With those figures at hand — which assume a “conservative” 6% investment return, Bolger said — the 30-year plan with bonding would meet all three goals the WMPF set for this exercise: Locking in a MPSERS repayment schedule, ensuring the system is fully funded and comparing how much taxpayers would have to ultimately pay to shore up those debts.
Since June, it’s been reported legislative Republicans are considering such a scheme as a road-funding alternative to present to Gov. Gretchen Whitmer’s gas tax increase plan. Both Chatfield and Senate Majority Leader Mike Shirkey (R-Clarklake) have been briefed on this.
Whitmer voiced opposition to the bonding idea when she was asked about it. But she has provided public openness to extending the timeline to pay off the MPSERS to free up money in the short-term toward roads.
But school groups have come out firmly against altering MPSERS in any way to pay for roads. The Michigan Education Association (MEA), the Michigan Association of School Boards (MASB) and the Michigan Association of Superintendents & Administrators (MASA) have all spoken up on the issue recently.
In a joint MASB-MASA op-ed released Wednesday, the groups contend the idea of either securitizing the state’s pension funds or delaying repayment of debt aren’t “a real solution” that “would not only push back the date of full debt repayment for the state, but it would also add billions of dollars to our state’s debt, all on the backs of Michigan educators and public servants.”
When asked about the 30-year bonding plan saving taxpayers money on MPSERS over time, MASA’s Peter Spadafore wasn’t buying it.

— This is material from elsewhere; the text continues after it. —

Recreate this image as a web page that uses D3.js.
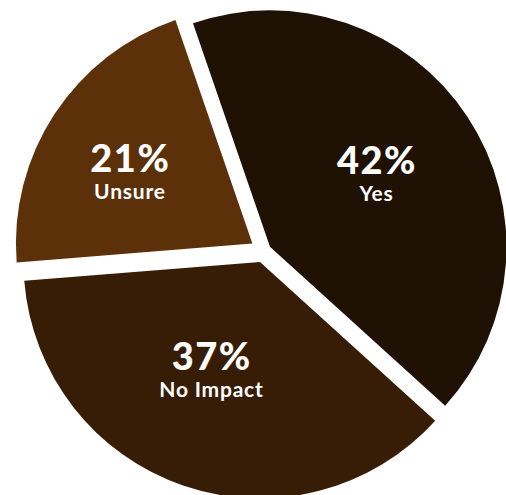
<!DOCTYPE html>
<html>
<head>
<meta charset="utf-8">
<script src="https://cdn.jsdelivr.net/npm/d3@7"></script>
<style>
  html, body { margin: 0; padding: 0; background: #ffffff; }
  svg { display: block; }
  text { font-family: Lato, "Noto Sans", sans-serif; fill: #ffffff; }
</style>
</head>
<body>
<svg id="chart" width="506" height="495"></svg>
<script>
// Survey answers, in drawing order (clockwise)
const categories = ["Yes", "No Impact", "Unsure"];
const shares = [42, 37, 21];
const sliceColors = ["#1f1104", "#381d06", "#5c310a"];

// Layout and styling
const width = 506, height = 495;
const cx = 263.7, cy = 251;
const radius = 236.5;
const startDeg = -19;
const explode = [7.5, 11.5, 13.5];      // outward shift of each slice
const labelRadius = [129, 119, 142];    // distance of label from the slice's own apex
const labelTurn = [-1.2, 5.5, -3.1];    // small angular nudge of each label, degrees
const pctSize = 38, nameSize = 21, lineGap = 27;
const pctSpacing = 1.5, nameSpacing = 0.8;

const rad = d => d * Math.PI / 180;

const svg = d3.select("#chart");

const pie = d3.pie()
  .sort(null)
  .value(d => d.value)
  .startAngle(rad(startDeg))
  .endAngle(rad(startDeg + 360));

const arc = d3.arc().innerRadius(0).outerRadius(radius);

const rows = categories.map((c, i) => ({ name: c, value: shares[i], i }));
const arcs = pie(rows);

const polar = (r, a) => [r * Math.sin(a), -r * Math.cos(a)];

const g = svg.append("g").attr("transform", `translate(${cx},${cy})`);

const slices = g.selectAll("g.slice")
  .data(arcs)
  .join("g")
  .attr("class", "slice")
  .attr("transform", d => {
    const mid = (d.startAngle + d.endAngle) / 2;
    const [dx, dy] = polar(explode[d.data.i], mid);
    return `translate(${dx},${dy})`;
  });

slices.append("path")
  .attr("d", arc)
  .attr("fill", d => sliceColors[d.data.i]);

slices.each(function(d) {
  const i = d.data.i;
  const mid = (d.startAngle + d.endAngle) / 2 + rad(labelTurn[i]);
  const [lx, ly] = polar(labelRadius[i], mid);
  const t = d3.select(this).append("g").attr("transform", `translate(${lx},${ly})`);
  t.append("text")
    .attr("text-anchor", "middle")
    .attr("x", pctSpacing / 2)
    .attr("font-size", pctSize)
    .attr("font-weight", 900)
    .attr("letter-spacing", pctSpacing)
    .text(`${d.data.value}%`);
  t.append("text")
    .attr("text-anchor", "middle")
    .attr("x", nameSpacing / 2)
    .attr("y", lineGap)
    .attr("font-size", nameSize)
    .attr("font-weight", 700)
    .attr("letter-spacing", nameSpacing)
    .text(d.data.name);
});
</script>
</body>
</html>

“That doesn’t make sense because you’re paying interest on all that stuff,” Spadafore said, who is the associate executive director for advocacy and communications for MASA. He said amortization is something to consider when the state is in an economic downturn because “we need to be able to have options on the table to be able to preserve school funding.”
Spadafore also said there’s always a risk that the rate of return falls below assumptions to make those payments, which would ultimately mean “schools will suffer.”

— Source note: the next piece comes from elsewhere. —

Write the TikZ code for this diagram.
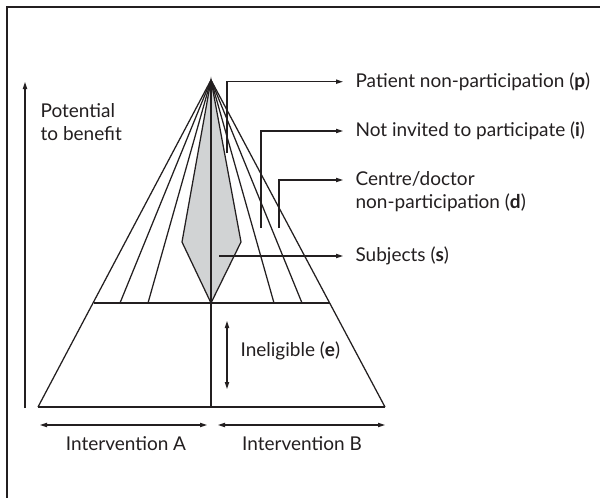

Bolger contended the 30-year bonding plan would increase more funding in MPSERS than the status quo does in the short term, and he argued not adopting the 30-year bonding plan would result in less K-12 funding in the next five years because “effectively all School Aid Fund growth for the next 5 years must go to MPSERS funding in the 2038 plan.”
Any decision to bond against MPSERS, or to extend the current debt repayment schedule, would require enabling legislation. That’s because Treasury believes, at this point, the department doesn’t have the authority to carry out such proposals.
“Treasury doesn’t believe it has the authority to issue such bonds and thinks legislation would be required,” Treasury spokesperson Ron Leix said.
And asked if Treasury thinks it has the authority to refinance MPSERS – or another state retirement system – or extend the debt payment timelines, Treasury spokesperson Danelle Gittus said, “We believe this would also require legislation.”
MPSERS’ estimated pension liability is at $32.7 billion, with the State Employees Retirement System, or SERS, carrying a $6.5 billion pension liability, according to figures provided by the Office of Retirement Services (ORS) Wednesday.
Bolger, however, said WMPF used a 6% investment return for projections, putting their MPSERS pension-only unfunded liability estimate at around $40 billion.
Bolger said WMPF told lawmakers a similar scheme could be considered for SERS but the group didn’t ultimately run the numbers for SERS.